Is it possible to store pdf files in user profile metadata?

I wanted to store an associated PDF file as metadata in the Auth0 user profile. The string from PDF is too long and registration fails with an error “413 Request Entity Too Large”. What is the best solution to associate a PDF file with the individual’s account?

The metadata storage made available in association with the user profile is not suitable for such scenario. You need to store the necessary files in separate storage and at most associate some identifiers/flags to the user profile in Auth0 in order to map a given user to the respective files and also to know if the user completed their consent process. Off the top of my head I would point to Amazon S3 as a possible storage for those files, but this is not in any way a strong recommendation of S3 as any other similar service from another provider would likely meet the requirements.

You should probably just store a reference to a file, e.g. file id or url/path etc within the user metadata.
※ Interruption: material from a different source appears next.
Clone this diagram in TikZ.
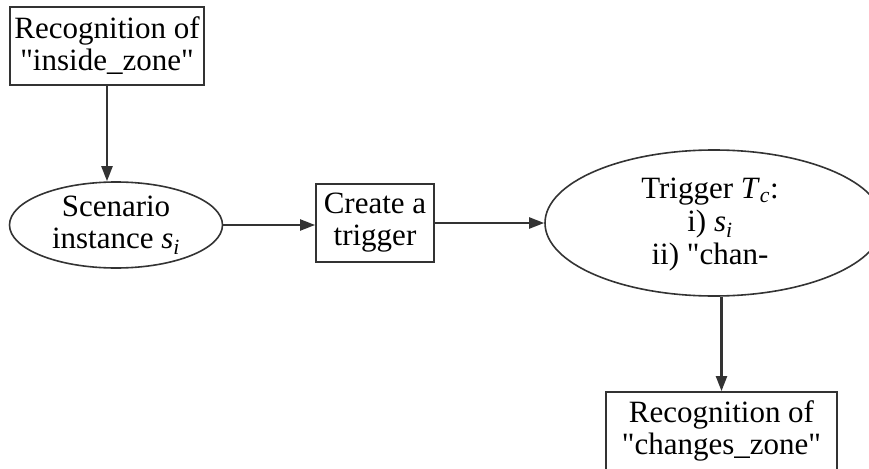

so, you’d suggest a flow like this? :
Build Serverless Applications Using Token-Based Authentication with AWS API Gateway and Lambda

The initial problem is that we don’t want to give all Auth0 accounts individual ability to access AWS resources as AWS token holder. So, that must mean we have to work-around it with IAM rules for delegating read access – right?

so, you’d suggest a flow like this? :
Build Serverless Applications Using Token-Based Authentication with AWS API Gateway and Lambda

The initial problem is that we don’t want to give all Auth0 accounts individual ability to access AWS resources as AWS token holder. So, that must mean we have to work-around it with IAM rules for delegating read access – right?

The mention to S3 was just an example, the important part is that the binary data is not suitable to be stored in the metadata and that, like the other answer mentions, you should store just an identifier reference to the file. Your own backend can manage access to that file so end-user should not require direct ability to modify the storage.